- **Written instruction**
Reproduce only the top of the records, down to and including the line containing "return fig.add_axes([left /".

(Collected data entries)
════════

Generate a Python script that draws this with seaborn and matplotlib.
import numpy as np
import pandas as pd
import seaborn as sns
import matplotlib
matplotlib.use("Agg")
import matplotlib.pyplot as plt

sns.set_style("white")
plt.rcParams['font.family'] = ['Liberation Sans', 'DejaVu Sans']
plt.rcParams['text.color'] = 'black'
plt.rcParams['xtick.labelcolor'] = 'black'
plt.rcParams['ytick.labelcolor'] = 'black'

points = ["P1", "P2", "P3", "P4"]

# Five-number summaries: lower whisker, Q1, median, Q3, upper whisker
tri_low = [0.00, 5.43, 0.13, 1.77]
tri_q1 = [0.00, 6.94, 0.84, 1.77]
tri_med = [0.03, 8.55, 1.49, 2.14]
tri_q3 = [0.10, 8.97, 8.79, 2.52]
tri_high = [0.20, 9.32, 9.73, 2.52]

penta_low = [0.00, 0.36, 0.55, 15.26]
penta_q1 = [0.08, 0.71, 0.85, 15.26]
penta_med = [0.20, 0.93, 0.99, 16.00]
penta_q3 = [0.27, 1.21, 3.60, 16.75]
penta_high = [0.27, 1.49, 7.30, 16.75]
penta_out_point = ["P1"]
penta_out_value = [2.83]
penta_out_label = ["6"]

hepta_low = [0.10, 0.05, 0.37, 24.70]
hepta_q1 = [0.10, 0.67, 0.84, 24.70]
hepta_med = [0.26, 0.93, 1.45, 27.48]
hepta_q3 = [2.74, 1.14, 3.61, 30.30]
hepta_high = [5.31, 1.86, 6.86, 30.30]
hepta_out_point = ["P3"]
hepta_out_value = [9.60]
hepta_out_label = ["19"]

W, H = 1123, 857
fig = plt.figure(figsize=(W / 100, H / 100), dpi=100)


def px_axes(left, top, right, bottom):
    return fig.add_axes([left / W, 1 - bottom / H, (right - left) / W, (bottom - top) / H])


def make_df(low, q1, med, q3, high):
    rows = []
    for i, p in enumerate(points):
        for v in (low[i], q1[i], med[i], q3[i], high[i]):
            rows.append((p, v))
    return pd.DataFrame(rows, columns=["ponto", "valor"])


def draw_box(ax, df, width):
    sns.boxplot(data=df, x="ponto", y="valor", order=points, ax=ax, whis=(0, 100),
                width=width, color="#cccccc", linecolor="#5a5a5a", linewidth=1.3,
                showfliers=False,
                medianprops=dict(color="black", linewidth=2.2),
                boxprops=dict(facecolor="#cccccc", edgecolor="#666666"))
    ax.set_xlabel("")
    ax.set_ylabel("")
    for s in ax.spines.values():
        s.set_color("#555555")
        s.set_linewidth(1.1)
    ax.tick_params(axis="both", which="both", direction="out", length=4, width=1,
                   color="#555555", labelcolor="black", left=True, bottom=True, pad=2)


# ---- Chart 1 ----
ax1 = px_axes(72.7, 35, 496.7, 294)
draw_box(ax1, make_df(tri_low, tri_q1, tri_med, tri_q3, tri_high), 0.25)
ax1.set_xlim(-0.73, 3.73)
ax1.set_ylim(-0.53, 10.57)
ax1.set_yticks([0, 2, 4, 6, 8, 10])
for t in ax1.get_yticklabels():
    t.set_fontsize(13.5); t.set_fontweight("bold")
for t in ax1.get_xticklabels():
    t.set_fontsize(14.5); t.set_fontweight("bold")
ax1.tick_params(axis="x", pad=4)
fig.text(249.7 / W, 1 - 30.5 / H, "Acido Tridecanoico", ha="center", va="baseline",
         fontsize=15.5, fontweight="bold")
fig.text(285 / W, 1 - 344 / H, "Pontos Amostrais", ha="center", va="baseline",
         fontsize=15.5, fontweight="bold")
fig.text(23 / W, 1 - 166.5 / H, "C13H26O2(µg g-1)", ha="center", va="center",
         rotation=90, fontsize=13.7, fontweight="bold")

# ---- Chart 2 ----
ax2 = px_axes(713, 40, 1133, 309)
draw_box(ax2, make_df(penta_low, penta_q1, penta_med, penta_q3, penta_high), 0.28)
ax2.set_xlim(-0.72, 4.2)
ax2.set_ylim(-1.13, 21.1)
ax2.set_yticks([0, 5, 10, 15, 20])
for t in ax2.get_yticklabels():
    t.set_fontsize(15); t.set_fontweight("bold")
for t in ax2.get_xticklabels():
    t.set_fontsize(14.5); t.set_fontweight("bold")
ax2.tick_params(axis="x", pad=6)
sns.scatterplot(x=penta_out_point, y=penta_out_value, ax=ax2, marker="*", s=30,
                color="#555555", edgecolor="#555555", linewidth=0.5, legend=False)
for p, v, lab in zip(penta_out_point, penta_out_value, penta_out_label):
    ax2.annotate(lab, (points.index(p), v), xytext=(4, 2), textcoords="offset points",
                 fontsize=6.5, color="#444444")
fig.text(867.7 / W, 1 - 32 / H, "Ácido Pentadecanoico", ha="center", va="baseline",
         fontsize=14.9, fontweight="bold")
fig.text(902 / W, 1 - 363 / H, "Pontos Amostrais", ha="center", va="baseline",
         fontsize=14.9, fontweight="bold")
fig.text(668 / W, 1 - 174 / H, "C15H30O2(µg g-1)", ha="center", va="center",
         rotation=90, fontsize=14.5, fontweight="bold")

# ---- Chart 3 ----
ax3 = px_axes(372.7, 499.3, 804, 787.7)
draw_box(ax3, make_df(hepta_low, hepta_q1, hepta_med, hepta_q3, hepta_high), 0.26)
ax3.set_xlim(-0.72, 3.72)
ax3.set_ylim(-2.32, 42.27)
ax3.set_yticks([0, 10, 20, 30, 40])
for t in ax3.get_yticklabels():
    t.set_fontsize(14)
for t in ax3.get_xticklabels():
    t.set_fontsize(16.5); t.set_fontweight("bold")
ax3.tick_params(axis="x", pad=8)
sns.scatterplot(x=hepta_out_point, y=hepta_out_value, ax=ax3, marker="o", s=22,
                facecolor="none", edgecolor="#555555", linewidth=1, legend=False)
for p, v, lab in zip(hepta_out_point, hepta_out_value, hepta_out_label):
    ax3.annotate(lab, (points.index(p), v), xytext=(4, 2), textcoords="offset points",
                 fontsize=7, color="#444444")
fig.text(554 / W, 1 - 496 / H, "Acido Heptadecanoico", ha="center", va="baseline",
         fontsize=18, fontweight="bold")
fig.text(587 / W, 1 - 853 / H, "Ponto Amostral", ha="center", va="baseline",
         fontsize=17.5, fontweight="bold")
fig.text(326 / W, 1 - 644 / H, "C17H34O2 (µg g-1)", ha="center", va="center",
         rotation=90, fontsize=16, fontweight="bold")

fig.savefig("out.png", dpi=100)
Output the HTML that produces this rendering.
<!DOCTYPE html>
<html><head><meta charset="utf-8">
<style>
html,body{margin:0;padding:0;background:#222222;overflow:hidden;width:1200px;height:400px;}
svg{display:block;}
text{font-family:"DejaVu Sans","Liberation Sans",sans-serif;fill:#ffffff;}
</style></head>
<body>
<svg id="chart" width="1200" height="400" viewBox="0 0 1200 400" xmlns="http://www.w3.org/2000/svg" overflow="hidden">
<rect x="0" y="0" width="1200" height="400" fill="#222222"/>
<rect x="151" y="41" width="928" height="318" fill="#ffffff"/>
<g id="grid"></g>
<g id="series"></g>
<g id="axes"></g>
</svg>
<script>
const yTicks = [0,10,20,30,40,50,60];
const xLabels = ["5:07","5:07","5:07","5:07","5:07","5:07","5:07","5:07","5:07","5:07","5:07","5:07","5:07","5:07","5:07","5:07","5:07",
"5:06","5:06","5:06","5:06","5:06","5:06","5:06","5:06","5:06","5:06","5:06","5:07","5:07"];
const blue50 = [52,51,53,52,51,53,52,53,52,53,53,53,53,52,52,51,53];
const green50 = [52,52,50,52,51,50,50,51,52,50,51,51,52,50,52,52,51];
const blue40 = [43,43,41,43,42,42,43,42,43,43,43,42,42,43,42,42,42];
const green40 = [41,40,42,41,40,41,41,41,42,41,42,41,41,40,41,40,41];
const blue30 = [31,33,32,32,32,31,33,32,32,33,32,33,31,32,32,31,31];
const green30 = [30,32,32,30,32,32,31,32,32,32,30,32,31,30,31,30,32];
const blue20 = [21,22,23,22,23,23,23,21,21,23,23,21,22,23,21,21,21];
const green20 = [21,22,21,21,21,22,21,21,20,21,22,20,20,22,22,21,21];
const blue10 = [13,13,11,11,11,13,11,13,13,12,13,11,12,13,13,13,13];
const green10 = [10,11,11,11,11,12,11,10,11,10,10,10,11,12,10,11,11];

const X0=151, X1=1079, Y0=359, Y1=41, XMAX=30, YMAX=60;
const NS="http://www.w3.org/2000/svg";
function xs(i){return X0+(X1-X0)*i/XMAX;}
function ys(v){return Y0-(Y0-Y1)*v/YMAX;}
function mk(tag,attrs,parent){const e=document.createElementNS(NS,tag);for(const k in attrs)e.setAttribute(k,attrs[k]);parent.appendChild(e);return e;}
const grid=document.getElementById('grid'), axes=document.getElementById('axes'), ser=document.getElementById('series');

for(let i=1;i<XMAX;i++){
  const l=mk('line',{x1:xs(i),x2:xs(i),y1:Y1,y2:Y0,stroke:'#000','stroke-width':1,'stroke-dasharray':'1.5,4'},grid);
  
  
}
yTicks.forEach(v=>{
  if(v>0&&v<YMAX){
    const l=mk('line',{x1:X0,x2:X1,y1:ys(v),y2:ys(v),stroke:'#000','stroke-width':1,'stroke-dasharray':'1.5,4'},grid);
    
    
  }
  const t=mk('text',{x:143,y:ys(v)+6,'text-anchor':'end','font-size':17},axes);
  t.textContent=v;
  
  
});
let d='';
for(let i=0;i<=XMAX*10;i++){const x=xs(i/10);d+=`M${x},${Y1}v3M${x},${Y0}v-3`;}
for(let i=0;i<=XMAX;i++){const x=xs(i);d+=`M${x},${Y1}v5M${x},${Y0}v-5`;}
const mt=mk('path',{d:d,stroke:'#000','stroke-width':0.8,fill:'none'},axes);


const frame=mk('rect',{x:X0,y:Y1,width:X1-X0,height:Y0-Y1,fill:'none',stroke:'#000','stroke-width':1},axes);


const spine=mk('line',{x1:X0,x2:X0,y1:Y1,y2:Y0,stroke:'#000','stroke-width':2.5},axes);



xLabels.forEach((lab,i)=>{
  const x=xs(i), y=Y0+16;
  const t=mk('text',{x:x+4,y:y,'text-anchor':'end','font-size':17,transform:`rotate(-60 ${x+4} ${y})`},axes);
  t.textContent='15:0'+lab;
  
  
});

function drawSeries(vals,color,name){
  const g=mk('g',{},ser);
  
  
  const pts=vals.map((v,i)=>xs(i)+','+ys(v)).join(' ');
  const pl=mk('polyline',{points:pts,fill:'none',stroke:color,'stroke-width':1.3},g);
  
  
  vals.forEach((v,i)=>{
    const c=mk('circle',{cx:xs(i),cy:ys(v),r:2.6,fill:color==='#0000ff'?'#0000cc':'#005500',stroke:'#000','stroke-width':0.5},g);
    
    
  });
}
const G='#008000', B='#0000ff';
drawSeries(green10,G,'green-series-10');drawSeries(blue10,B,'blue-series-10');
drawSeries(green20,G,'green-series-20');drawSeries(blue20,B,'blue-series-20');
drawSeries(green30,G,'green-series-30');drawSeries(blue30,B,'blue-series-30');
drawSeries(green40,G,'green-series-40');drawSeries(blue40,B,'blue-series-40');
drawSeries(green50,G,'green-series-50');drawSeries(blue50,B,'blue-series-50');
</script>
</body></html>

════════

- **Exercise result**
Generate a Python script that draws this with seaborn and matplotlib.
import numpy as np
import pandas as pd
import seaborn as sns
import matplotlib
matplotlib.use("Agg")
import matplotlib.pyplot as plt

sns.set_style("white")
plt.rcParams['font.family'] = ['Liberation Sans', 'DejaVu Sans']
plt.rcParams['text.color'] = 'black'
plt.rcParams['xtick.labelcolor'] = 'black'
plt.rcParams['ytick.labelcolor'] = 'black'

points = ["P1", "P2", "P3", "P4"]

# Five-number summaries: lower whisker, Q1, median, Q3, upper whisker
tri_low = [0.00, 5.43, 0.13, 1.77]
tri_q1 = [0.00, 6.94, 0.84, 1.77]
tri_med = [0.03, 8.55, 1.49, 2.14]
tri_q3 = [0.10, 8.97, 8.79, 2.52]
tri_high = [0.20, 9.32, 9.73, 2.52]

penta_low = [0.00, 0.36, 0.55, 15.26]
penta_q1 = [0.08, 0.71, 0.85, 15.26]
penta_med = [0.20, 0.93, 0.99, 16.00]
penta_q3 = [0.27, 1.21, 3.60, 16.75]
penta_high = [0.27, 1.49, 7.30, 16.75]
penta_out_point = ["P1"]
penta_out_value = [2.83]
penta_out_label = ["6"]

hepta_low = [0.10, 0.05, 0.37, 24.70]
hepta_q1 = [0.10, 0.67, 0.84, 24.70]
hepta_med = [0.26, 0.93, 1.45, 27.48]
hepta_q3 = [2.74, 1.14, 3.61, 30.30]
hepta_high = [5.31, 1.86, 6.86, 30.30]
hepta_out_point = ["P3"]
hepta_out_value = [9.60]
hepta_out_label = ["19"]

W, H = 1123, 857
fig = plt.figure(figsize=(W / 100, H / 100), dpi=100)


def px_axes(left, top, right, bottom):
    return fig.add_axes([left / W, 1 - bottom / H, (right - left) / W, (bottom - top) / H])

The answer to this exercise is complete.